2o  Doctrine de saint Thomas. —

A rencontre de saint Bonaventure, qui fait une si petite place à la vertu de religion, Apol. paup., c. iii, n. 20, dans la

« perfection évangélique », saint Thomas fait de la

religion la base de tout son enseignement sur l’état de perfection. « On appelle, dit-il, l’état de perfection la « religion », et ceux qui sont en cet état sont dits religieux ». Q. clxxxv, a. 1, ad 2um. Ainsi un mot désormais courant, qui d’ailleurs résume toute la tradition du Moyen Age latin, est la première pierre d’un édifice probablement définitif. Dans cette question sur les éléments essentiels de l’état religieux, l’article de tête nous fait entrer de plain-pied dans la vertu de religion, vertu spéciale — quædam virtus — à objet précis, « par laquelle on présente — aliquis exhibet — quelque chose pour le service de Dieu et son culte », op. cit., a. 1, « le culte ayant trait à l’excellence de Dieu…, et le service regardant la sujétion de l’homme : tel est le double but de tous les actes attribués à la vertu de religion ». IIa -IIæ q. lxxxi, a. 2, ad 2um. Et la perfection d’état est, sinon atteinte, du moins en perspective dans toute sa précision d’assujettissement à Dieu : Utrum religio importet statum perfectionis, a. 1.

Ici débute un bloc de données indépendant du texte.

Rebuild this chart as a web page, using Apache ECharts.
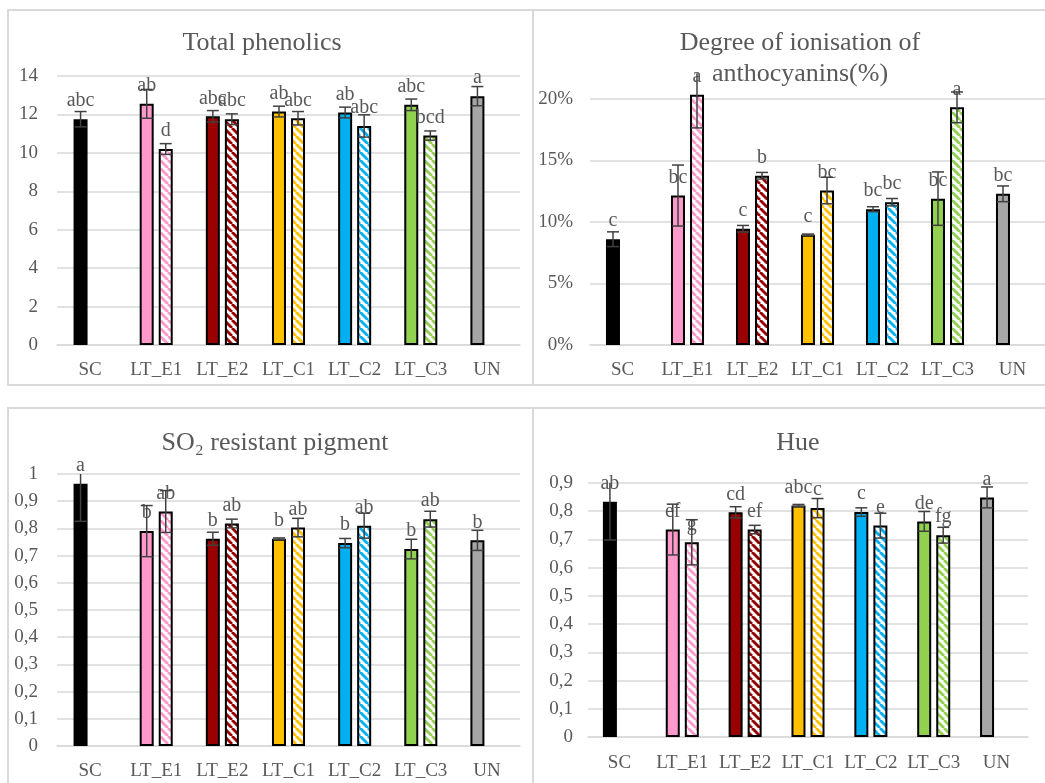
<!DOCTYPE html>
<html>
<head>
<meta charset="utf-8">
<style>
  html, body { margin: 0; padding: 0; background: #fff; }
  #chart { width: 1045px; height: 783px; }
</style>
<script src="https://cdn.jsdelivr.net/npm/echarts@6/dist/echarts.min.js"></script>
</head>
<body>
<div id="chart"></div>
<script>
  var categories = ["SC", "LT_E1", "LT_E2", "LT_C1", "LT_C2", "LT_C3", "UN"];
  var solidColors = ["#000000", "#ff99cc", "#990000", "#ffc000", "#00b0f0", "#92d050", "#a6a6a6"];

  // Total phenolics
  var phenSolid = [11.75, 12.55, 11.9, 12.15, 12.1, 12.5, 12.95];
  var phenSolidErr = [0.4, 0.75, 0.3, 0.28, 0.28, 0.3, 0.5];
  var phenHatch = [null, 10.2, 11.75, 11.8, 11.4, 10.9, null];
  var phenHatchErr = [null, 0.28, 0.28, 0.35, 0.58, 0.24, null];
  var phenSolidLetters = ["abc", "ab", "abc", "ab", "ab", "abc", "a"];
  var phenHatchLetters = ["", "d", "abc", "abc", "abc", "bcd", ""];

  // Degree of ionisation of anthocyanins
  var ionSolid = [0.086, 0.1215, 0.0945, 0.0897, 0.1104, 0.119, 0.1229];
  var ionSolidErr = [0.006, 0.0248, 0.0027, 0.0005, 0.002, 0.0217, 0.0064];
  var ionHatch = [null, 0.2035, 0.1376, 0.1256, 0.1161, 0.1932, null];
  var ionHatchErr = [null, 0.027, 0.0027, 0.0108, 0.003, 0.0125, null];
  var ionSolidLetters = ["c", "bc", "c", "c", "bc", "bc", "bc"];
  var ionHatchLetters = ["", "a", "b", "bc", "bc", "a", ""];

  // SO2 resistant pigment
  var so2Solid = [0.964, 0.79, 0.762, 0.762, 0.746, 0.724, 0.756];
  var so2SolidErr = [0.138, 0.094, 0.024, 0.003, 0.017, 0.036, 0.037];
  var so2Hatch = [null, 0.862, 0.818, 0.803, 0.81, 0.834, null];
  var so2HatchErr = [null, 0.077, 0.016, 0.034, 0.046, 0.029, null];
  var so2SolidLetters = ["a", "b", "b", "b", "b", "b", "b"];
  var so2HatchLetters = ["", "ab", "ab", "ab", "ab", "ab", ""];

  // Hue
  var hueSolid = [0.834, 0.735, 0.796, 0.82, 0.797, 0.764, 0.849];
  var hueSolidErr = [0.136, 0.09, 0.02, 0.004, 0.015, 0.035, 0.037];
  var hueHatch = [null, 0.69, 0.735, 0.811, 0.749, 0.715, null];
  var hueHatchErr = [null, 0.08, 0.015, 0.034, 0.044, 0.028, null];
  var hueSolidLetters = ["ab", "ef", "cd", "abc", "c", "de", "a"];
  var hueHatchLetters = ["", "g", "ef", "c", "e", "fg", ""];

  // top of each plot area (error bars are cut there, like in the original)
  var plotTops = [14, 0.221, 1, 0.9];

  var FONT = "'Liberation Serif', 'DejaVu Serif', serif";
  var TEXT = "#595959";
  var GRIDLINE = "#d9d9d9";
  var BAR_W = 14;
  var BAR_GAP = 5;
  var OFFSET = (BAR_W + BAR_GAP) / 2;

  function decimalComma(v) {
    if (v === 0) return "0";
    if (Math.abs(v - 1) < 1e-9) return "1";
    return v.toFixed(1).replace(".", ",");
  }

  // white tile with "\" stripes in the series colour
  function stripes(color) {
    var size = 8;
    var c = document.createElement("canvas");
    c.width = size;
    c.height = size;
    var ctx = c.getContext("2d");
    ctx.fillStyle = "#ffffff";
    ctx.fillRect(0, 0, size, size);
    ctx.strokeStyle = color;
    ctx.lineWidth = 2.8;
    [-size, 0, size].forEach(function (x0) {
      ctx.beginPath();
      ctx.moveTo(x0, 0);
      ctx.lineTo(x0 + size, size);
      ctx.stroke();
    });
    return { image: c, repeat: "repeat" };
  }

  function errRenderer(plotTop) {
    return function (params, api) {
      var side = api.value(3);
      var upper = api.value(1) + api.value(2);
      var clipped = upper > plotTop;
      var hi = api.coord([api.value(0), Math.min(upper, plotTop)]);
      var lo = api.coord([api.value(0), api.value(1) - api.value(2)]);
      var x = hi[0] + side * OFFSET;
      var cap = 6;
      var style = { stroke: "#404040", lineWidth: 1.5 };
      var parts = [
        { type: "line", shape: { x1: x, y1: hi[1], x2: x, y2: lo[1] }, style: style },
        { type: "line", shape: { x1: x - cap, y1: lo[1], x2: x + cap, y2: lo[1] }, style: style }
      ];
      if (!clipped) {
        parts.push({ type: "line", shape: { x1: x - cap, y1: hi[1], x2: x + cap, y2: hi[1] }, style: style });
      }
      return { type: "group", children: parts };
    };
  }

  function barSeries(gi, values, letters, hatched) {
    return {
      type: "bar",
      xAxisIndex: gi,
      yAxisIndex: gi,
      barWidth: BAR_W,
      barGap: Math.round((BAR_GAP / BAR_W) * 100) + "%",
      clip: false,
      z: 2,
      data: values.map(function (v, k) {
        if (v == null) return "-";
        return {
          value: v,
          itemStyle: {
            color: hatched ? stripes(solidColors[k]) : solidColors[k],
            borderColor: "#000000",
            borderWidth: 2
          }
        };
      }),
      label: {
        show: true,
        position: "top",
        distance: 8,
        fontFamily: FONT,
        fontSize: 20,
        color: TEXT,
        formatter: function (p) {
          return letters[p.dataIndex];
        }
      }
    };
  }

  function errSeries(gi, values, errs, side) {
    var data = [];
    values.forEach(function (v, k) {
      if (v != null) data.push([k, v, errs[k], side]);
    });
    return {
      type: "custom",
      xAxisIndex: gi,
      yAxisIndex: gi,
      z: 5,
      silent: true,
      renderItem: errRenderer(plotTops[gi]),
      data: data
    };
  }

  var panels = [
    { solid: phenSolid, solidErr: phenSolidErr, hatch: phenHatch, hatchErr: phenHatchErr, sl: phenSolidLetters, hl: phenHatchLetters },
    { solid: ionSolid, solidErr: ionSolidErr, hatch: ionHatch, hatchErr: ionHatchErr, sl: ionSolidLetters, hl: ionHatchLetters },
    { solid: so2Solid, solidErr: so2SolidErr, hatch: so2Hatch, hatchErr: so2HatchErr, sl: so2SolidLetters, hl: so2HatchLetters },
    { solid: hueSolid, solidErr: hueSolidErr, hatch: hueHatch, hatchErr: hueHatchErr, sl: hueSolidLetters, hl: hueHatchLetters }
  ];

  var grids = [
    { left: 57, top: 76, width: 463, height: 269 },
    { left: 590, top: 99, width: 458, height: 246 },
    { left: 57, top: 474, width: 463, height: 272 },
    { left: 588, top: 483, width: 440, height: 254 }
  ];

  var yScales = [
    { max: 14, interval: 2, fmt: function (v) { return String(v); }, margin: 19 },
    { max: 0.2, interval: 0.05, fmt: function (v) { return Math.round(v * 100) + "%"; }, margin: 17 },
    { max: 1, interval: 0.1, fmt: decimalComma, margin: 19 },
    { max: 0.9, interval: 0.1, fmt: decimalComma, margin: 15 }
  ];
  var xMargins = [16, 16, 16, 17];

  var series = [];
  panels.forEach(function (p, gi) {
    series.push(barSeries(gi, p.solid, p.sl, false));
    series.push(barSeries(gi, p.hatch, p.hl, true));
    series.push(errSeries(gi, p.solid, p.solidErr, -1));
    series.push(errSeries(gi, p.hatch, p.hatchErr, 1));
  });

  var titleStyle = { fontFamily: FONT, fontSize: 26, fontWeight: "normal", color: TEXT, lineHeight: 31 };

  var option = {
    backgroundColor: "#ffffff",
    animation: false,
    textStyle: { fontFamily: FONT },
    title: [
      { text: "Total phenolics", left: 257, top: 23, textAlign: "center", textStyle: titleStyle },
      { text: "Degree of ionisation of\nanthocyanins(%)", left: 795, top: 23, textAlign: "center", textStyle: titleStyle },
      { text: "SO\u2082 resistant pigment", left: 270, top: 423, textAlign: "center", textStyle: titleStyle },
      { text: "Hue", left: 793, top: 423, textAlign: "center", textStyle: titleStyle }
    ],
    graphic: [
      { type: "rect", silent: true, shape: { x: 8, y: 10, width: 525, height: 375 }, style: { fill: "none", stroke: GRIDLINE, lineWidth: 2 } },
      { type: "rect", silent: true, shape: { x: 533, y: 10, width: 520, height: 375 }, style: { fill: "none", stroke: GRIDLINE, lineWidth: 2 } },
      { type: "rect", silent: true, shape: { x: 8, y: 408, width: 525, height: 390 }, style: { fill: "none", stroke: GRIDLINE, lineWidth: 2 } },
      { type: "rect", silent: true, shape: { x: 533, y: 408, width: 520, height: 390 }, style: { fill: "none", stroke: GRIDLINE, lineWidth: 2 } }
    ],
    grid: grids,
    xAxis: grids.map(function (g, gi) {
      return {
        type: "category",
        gridIndex: gi,
        data: categories,
        axisTick: { show: false },
        axisLine: { lineStyle: { color: GRIDLINE, width: 1.5 } },
        axisLabel: { interval: 0, fontFamily: FONT, fontSize: 19, color: TEXT, margin: xMargins[gi] }
      };
    }),
    yAxis: grids.map(function (g, gi) {
      var s = yScales[gi];
      return {
        type: "value",
        gridIndex: gi,
        min: 0,
        max: s.max,
        interval: s.interval,
        axisLine: { show: false },
        axisTick: { show: false },
        splitLine: { lineStyle: { color: GRIDLINE, width: 1.5 } },
        axisLabel: { fontFamily: FONT, fontSize: 19, color: TEXT, margin: s.margin, formatter: s.fmt }
      };
    }),
    series: series
  };

  var chart = echarts.init(document.getElementById("chart"));
  chart.setOption(option);
</script>
</body>
</html>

Nous ne dirons rien des restrictions que l’auteur apporte à ce rapprochement entre une vertu morale particulière et l’état de perfection : religio importat statum perfectionis ; ad perfectionem pertinet, a. 1 ; religio nominat statum perfectionis, ad 3um, secundum quod actus omnium virtutum referuntur ad Dei servitium religiosi dicuntur…, ad 2um, sinon que c’est une synthèse théologique ; c’est une vue de l’esprit, mais particulièrement heureuse, puisque « la religion, qui nous ordonne à Dieu est une vertu plus noble que toutes les autres qui nous ordonnent à l’égard des biens créés », Quodl. iii, a. 13, ad 3um : aucune autre vertu morale ne peut à plus juste titre imposer sa loi à l’état de perfection, qui, lui aussi, nous ordonne à Dieu, et finalement nous y unit. Sur une systématisation des vœux en vue de l’apostolat, voir G. Lemaître, Sacerdoce, perfection et vœux, 1932, p. 48-92. Mais, puisque nous traitons des vœux de religion, appliquons-leur brièvement les observations de saint Thomas sur l’esprit religieux,
ad 1um, qui pousse à cette donation totale de sa vie, corp., de ses actes de vertus,
ad 2um, de ses exercices divers, sed contra, en vue de la perfection intérieure, corp., et selon certaines étapes,
ad 3um : on y verra à qui s’adressent les vœux, ce qu’ils comptent régir en général et la note religieuse qu’ils impriment à leurs entreprises, la perfection qu’ils entendent procurer et les progrès qu’ils comportent.

1. Candidats aux vœux.

Ce sont tous ceux qui ont l’esprit vraiment religieux, non pas uniquement les « parfaits », ou les contemplatifs, comme le demandaient les conceptions primitives. Sans doute ne s’agit-il pas de cette religion essentielle dont parlait saint Augustin : « celle-là donne au culte de Dieu un certain nombre de choses, elle est de nécessité de salut », ad 1um. Mais, dans ce sentiment initial,

« on se sent déjà lié à Dieu pour lui payer selon ses

moyens son tribut de révérence », Cont. Gent., t. III, c. cxix, et cette orientation de la volonté vers le service divin, qui est à la portée de tous, dans tous les états de vie, en amènera une élite à donner davantage, d’abord par une offrande répétée et en détail de ses actes les uns après les autres, et puis par la donation en bloc de son activité entière. C’est par cette religion parfaite que « quelqu’un se destine entièrement, lui-même et ce qui est à lui, au culte divin : voilà qui relève de la perfection ». Ad 1um. Cet « empressement de la volonté à se livrer à tout ce qui peut avoir trait à ce divin service », IIa -IIae, q. lxxxi, corp. et ad 1um, saint Thomas l’appelle dévotion, nom que nous réservons plutôt, depuis saint François de Sales, à la ferveur de la charité. Dans ce mot devotio, il y a le mot votum au sens ancien ; mais à y regarder, dans cette dévotion empressée, qui n’est pas accompagnée nécessairement d’une promesse faite à Dieu, n’y a-t-il pas une anticipation des vœux, une aspiration vers les œuvres de conseil ? Voilà les candidats aux vœux de religion : l’élite des serviteurs de Dieu.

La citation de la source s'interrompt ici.